**** Supplied material ****

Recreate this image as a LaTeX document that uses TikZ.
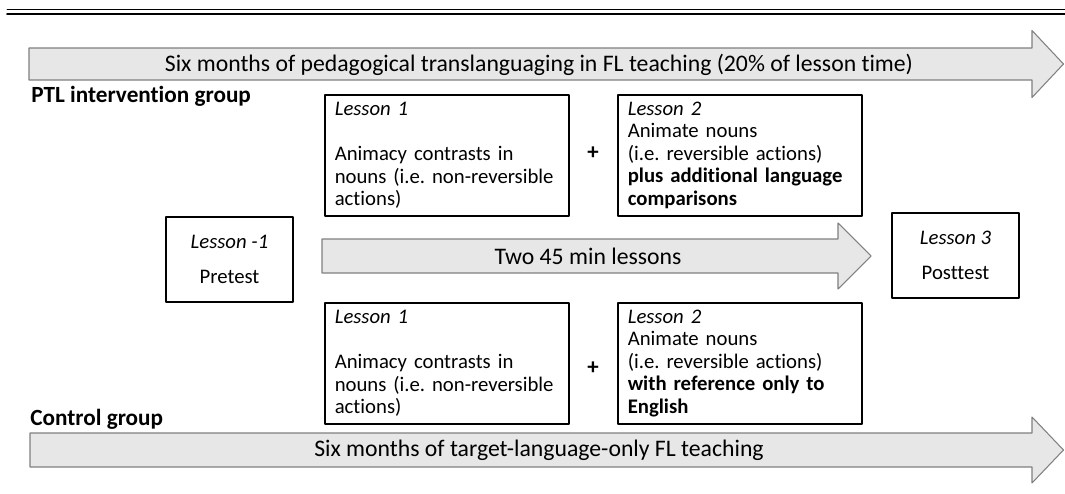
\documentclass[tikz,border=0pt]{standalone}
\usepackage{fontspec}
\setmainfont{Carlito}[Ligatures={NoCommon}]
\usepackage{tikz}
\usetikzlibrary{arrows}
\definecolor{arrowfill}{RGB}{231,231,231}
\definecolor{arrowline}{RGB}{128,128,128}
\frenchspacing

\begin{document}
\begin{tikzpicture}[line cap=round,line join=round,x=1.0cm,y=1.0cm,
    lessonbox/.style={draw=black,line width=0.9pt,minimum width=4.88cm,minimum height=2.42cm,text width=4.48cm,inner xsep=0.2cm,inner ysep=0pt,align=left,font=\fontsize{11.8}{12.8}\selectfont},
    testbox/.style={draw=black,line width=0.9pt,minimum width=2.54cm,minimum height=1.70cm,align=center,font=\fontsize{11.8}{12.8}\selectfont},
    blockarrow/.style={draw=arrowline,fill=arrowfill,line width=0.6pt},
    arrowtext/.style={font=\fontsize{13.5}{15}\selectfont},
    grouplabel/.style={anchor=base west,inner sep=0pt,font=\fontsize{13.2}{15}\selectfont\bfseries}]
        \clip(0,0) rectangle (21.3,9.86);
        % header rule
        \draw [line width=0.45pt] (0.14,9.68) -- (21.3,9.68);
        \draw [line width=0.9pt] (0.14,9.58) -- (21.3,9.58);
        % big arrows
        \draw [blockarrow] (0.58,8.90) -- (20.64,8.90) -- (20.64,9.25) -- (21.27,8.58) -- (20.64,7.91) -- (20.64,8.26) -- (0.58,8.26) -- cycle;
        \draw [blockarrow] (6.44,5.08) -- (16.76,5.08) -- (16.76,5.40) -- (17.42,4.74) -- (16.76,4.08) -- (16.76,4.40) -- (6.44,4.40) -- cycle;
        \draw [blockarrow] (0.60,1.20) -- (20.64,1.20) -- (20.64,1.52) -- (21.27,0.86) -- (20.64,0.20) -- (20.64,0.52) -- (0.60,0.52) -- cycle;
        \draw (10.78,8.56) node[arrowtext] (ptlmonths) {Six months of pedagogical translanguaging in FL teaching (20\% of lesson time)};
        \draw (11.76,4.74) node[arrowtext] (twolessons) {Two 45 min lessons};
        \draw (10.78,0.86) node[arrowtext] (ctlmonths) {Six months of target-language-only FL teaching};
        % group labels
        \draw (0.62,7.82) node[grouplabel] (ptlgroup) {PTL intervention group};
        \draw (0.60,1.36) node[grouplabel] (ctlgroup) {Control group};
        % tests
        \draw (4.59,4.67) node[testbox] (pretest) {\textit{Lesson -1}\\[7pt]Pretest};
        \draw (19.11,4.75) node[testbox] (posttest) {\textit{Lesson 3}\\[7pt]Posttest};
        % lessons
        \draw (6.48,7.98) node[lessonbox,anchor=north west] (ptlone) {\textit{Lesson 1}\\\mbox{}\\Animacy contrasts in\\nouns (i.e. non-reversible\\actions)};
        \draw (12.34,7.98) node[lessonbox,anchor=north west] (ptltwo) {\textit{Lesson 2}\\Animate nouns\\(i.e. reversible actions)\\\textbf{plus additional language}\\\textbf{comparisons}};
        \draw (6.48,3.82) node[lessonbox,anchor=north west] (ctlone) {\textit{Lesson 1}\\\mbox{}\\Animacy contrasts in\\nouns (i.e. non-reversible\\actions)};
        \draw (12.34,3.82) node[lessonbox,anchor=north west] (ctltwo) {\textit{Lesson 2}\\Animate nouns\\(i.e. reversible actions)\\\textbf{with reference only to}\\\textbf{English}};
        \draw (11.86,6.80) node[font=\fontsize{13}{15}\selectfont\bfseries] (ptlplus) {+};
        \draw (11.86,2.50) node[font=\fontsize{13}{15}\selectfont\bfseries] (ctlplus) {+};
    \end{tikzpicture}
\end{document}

****
**** Supplied material ****

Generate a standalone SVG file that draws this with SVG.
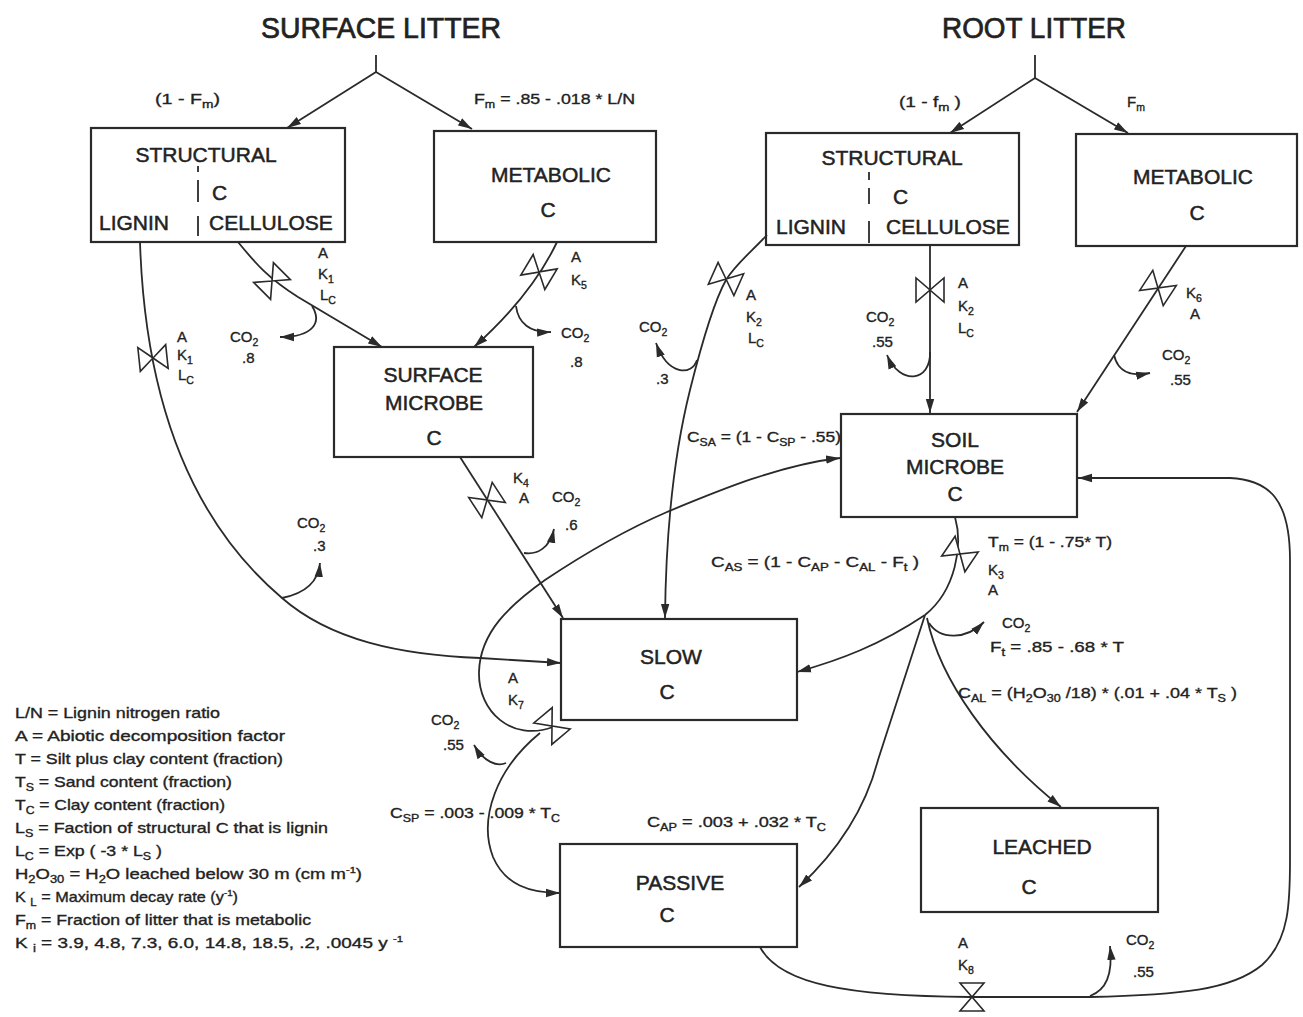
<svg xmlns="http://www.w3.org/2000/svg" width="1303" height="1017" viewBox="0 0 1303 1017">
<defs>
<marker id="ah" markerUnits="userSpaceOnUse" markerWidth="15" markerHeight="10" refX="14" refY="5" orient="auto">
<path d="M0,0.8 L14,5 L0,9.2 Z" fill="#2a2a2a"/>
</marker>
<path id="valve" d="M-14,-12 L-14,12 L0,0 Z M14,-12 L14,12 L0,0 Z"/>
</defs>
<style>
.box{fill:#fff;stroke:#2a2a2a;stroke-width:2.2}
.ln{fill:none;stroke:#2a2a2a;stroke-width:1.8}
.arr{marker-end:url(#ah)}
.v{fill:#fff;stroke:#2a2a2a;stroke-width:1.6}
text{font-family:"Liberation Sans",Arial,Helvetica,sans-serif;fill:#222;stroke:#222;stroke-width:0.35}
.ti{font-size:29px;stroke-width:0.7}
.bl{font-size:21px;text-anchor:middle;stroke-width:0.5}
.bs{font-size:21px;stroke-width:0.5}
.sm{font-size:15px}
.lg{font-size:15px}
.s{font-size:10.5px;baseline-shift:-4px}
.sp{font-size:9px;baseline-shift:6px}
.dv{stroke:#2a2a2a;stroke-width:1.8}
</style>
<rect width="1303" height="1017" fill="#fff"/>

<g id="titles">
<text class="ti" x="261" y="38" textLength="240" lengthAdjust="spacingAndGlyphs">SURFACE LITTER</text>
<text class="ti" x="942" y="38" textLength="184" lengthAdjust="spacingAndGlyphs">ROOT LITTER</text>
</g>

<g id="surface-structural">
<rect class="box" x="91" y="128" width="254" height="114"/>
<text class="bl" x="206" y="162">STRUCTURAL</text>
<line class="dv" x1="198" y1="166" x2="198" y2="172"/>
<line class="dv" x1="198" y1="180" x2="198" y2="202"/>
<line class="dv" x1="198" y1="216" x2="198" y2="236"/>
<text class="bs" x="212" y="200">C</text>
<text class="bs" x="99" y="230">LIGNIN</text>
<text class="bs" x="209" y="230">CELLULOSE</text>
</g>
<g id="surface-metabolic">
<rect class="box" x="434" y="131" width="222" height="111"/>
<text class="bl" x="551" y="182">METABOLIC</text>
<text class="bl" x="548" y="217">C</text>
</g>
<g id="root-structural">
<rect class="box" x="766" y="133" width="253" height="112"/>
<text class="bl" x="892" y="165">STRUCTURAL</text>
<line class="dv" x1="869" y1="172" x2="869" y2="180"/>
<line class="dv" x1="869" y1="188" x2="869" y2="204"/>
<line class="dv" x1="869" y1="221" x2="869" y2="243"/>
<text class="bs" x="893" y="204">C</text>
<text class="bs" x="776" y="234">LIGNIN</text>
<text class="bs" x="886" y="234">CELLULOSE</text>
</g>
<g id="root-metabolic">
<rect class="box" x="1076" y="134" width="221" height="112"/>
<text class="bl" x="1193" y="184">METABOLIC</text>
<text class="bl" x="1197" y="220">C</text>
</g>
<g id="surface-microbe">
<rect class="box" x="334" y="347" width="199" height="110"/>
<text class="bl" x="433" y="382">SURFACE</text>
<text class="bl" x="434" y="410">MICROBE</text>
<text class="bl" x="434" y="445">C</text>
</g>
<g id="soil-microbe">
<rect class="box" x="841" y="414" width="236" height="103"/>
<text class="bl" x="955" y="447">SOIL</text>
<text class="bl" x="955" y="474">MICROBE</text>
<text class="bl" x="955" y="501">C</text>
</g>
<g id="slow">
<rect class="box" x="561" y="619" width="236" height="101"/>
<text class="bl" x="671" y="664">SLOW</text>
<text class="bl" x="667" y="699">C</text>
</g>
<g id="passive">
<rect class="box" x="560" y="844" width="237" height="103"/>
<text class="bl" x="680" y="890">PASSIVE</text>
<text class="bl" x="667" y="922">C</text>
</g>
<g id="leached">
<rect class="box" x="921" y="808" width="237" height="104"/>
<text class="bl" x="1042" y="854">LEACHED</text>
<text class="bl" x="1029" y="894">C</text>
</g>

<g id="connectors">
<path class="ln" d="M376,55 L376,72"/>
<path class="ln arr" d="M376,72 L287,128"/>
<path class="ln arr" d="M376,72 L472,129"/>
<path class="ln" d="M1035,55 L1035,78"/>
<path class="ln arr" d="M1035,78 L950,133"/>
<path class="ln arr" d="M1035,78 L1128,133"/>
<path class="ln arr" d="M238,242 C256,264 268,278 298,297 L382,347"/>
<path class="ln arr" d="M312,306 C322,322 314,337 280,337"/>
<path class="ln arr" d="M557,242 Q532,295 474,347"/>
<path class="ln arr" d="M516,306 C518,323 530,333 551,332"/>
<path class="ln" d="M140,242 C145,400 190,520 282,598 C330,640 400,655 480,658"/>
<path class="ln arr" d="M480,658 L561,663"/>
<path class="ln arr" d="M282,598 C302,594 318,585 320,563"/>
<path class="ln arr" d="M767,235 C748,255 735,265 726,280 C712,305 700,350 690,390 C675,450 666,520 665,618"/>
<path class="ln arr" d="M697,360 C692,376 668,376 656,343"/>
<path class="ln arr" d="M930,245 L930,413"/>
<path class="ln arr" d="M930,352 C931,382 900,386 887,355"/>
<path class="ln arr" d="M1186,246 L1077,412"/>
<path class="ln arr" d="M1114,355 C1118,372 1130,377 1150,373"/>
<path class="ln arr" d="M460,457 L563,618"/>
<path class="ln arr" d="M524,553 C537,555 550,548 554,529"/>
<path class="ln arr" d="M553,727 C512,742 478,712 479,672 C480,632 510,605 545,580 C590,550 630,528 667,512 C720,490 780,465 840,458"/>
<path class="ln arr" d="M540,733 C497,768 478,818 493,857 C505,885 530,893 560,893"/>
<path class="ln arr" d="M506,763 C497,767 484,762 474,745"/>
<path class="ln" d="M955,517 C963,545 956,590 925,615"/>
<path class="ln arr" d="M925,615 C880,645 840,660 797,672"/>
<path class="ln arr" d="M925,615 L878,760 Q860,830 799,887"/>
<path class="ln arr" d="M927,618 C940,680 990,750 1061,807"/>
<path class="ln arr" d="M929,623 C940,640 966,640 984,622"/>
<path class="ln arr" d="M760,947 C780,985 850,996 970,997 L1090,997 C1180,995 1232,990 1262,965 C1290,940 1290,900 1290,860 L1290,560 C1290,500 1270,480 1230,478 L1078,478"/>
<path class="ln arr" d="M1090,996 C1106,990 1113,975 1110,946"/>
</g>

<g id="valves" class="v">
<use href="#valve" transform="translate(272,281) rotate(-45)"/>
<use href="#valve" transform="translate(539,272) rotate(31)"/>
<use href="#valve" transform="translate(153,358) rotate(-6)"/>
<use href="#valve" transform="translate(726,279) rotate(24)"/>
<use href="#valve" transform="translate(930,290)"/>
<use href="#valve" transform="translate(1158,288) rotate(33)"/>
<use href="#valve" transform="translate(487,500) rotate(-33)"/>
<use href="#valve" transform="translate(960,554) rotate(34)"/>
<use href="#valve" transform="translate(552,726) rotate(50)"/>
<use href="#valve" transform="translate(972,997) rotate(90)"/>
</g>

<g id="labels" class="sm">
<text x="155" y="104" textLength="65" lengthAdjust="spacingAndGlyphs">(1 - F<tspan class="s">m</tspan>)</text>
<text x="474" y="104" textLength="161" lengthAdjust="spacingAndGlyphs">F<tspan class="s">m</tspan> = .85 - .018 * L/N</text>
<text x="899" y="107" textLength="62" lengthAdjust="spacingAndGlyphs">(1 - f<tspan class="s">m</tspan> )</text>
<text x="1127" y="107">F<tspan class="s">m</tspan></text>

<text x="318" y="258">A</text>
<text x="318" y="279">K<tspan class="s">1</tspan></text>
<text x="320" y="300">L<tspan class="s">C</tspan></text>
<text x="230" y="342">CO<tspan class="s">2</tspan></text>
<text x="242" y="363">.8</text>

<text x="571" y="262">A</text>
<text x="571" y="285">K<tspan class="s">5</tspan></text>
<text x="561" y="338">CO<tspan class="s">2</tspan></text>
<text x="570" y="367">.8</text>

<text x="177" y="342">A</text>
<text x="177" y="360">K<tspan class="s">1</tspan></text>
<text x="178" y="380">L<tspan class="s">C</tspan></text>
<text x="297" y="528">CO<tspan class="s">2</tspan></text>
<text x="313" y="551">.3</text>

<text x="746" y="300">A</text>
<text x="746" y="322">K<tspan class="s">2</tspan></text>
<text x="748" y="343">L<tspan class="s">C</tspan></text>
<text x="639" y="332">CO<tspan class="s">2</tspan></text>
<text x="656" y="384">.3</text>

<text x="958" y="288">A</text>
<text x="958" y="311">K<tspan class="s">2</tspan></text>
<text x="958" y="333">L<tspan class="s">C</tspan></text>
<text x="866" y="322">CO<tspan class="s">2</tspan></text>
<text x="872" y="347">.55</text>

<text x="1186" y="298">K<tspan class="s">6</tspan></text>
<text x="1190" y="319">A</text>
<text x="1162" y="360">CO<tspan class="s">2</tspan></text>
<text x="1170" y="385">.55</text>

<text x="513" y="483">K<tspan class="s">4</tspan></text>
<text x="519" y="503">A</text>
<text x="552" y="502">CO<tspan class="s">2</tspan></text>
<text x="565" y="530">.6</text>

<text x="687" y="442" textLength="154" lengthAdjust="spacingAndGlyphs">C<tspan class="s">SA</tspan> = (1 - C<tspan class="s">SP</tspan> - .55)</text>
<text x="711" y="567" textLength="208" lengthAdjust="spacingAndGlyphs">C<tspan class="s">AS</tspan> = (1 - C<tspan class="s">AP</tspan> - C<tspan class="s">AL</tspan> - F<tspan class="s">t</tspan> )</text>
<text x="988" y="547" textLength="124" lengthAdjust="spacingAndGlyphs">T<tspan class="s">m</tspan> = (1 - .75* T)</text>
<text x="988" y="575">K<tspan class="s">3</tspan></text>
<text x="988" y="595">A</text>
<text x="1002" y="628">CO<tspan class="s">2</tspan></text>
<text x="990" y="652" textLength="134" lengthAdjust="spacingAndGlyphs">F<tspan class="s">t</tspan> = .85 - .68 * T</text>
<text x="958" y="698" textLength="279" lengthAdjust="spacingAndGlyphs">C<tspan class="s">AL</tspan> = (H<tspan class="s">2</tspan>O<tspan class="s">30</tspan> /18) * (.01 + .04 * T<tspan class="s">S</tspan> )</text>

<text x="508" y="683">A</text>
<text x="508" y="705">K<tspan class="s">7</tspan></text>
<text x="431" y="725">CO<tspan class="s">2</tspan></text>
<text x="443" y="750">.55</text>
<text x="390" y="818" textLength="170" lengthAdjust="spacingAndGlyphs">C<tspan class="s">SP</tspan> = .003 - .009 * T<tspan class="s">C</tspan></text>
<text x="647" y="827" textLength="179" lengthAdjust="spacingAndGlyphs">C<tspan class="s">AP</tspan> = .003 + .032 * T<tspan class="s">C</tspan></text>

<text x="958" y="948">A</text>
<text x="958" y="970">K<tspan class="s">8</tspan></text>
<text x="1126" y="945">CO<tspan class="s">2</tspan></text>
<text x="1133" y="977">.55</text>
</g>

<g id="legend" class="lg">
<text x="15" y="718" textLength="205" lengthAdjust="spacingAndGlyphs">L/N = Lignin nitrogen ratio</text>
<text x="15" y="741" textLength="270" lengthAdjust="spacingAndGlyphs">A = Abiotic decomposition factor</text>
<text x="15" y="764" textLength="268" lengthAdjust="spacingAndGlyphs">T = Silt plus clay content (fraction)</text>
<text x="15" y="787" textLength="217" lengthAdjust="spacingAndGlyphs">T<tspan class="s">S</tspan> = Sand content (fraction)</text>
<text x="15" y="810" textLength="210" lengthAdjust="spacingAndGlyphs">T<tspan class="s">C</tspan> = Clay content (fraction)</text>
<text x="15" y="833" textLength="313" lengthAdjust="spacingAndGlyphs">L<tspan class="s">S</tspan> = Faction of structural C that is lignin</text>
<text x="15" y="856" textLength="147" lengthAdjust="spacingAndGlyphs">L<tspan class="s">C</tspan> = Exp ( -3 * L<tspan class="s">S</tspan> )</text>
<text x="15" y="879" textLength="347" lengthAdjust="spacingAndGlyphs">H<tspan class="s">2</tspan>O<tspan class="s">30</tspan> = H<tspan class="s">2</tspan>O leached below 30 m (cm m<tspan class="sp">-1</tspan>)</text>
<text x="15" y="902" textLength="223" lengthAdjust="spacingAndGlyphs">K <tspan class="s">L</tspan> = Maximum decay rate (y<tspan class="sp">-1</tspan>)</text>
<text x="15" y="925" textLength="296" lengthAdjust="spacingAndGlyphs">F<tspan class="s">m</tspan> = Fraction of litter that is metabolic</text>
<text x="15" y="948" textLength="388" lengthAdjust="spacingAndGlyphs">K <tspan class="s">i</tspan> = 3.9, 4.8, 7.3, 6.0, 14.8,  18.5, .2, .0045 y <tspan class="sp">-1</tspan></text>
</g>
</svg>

****

◆ **The task**:
Only lines holding the string "this" are wanted; gather each one from the entries above.

◆ **Solution to the exercise**:
Recreate this image as a LaTeX document that uses TikZ.
Generate a standalone SVG file that draws this with SVG.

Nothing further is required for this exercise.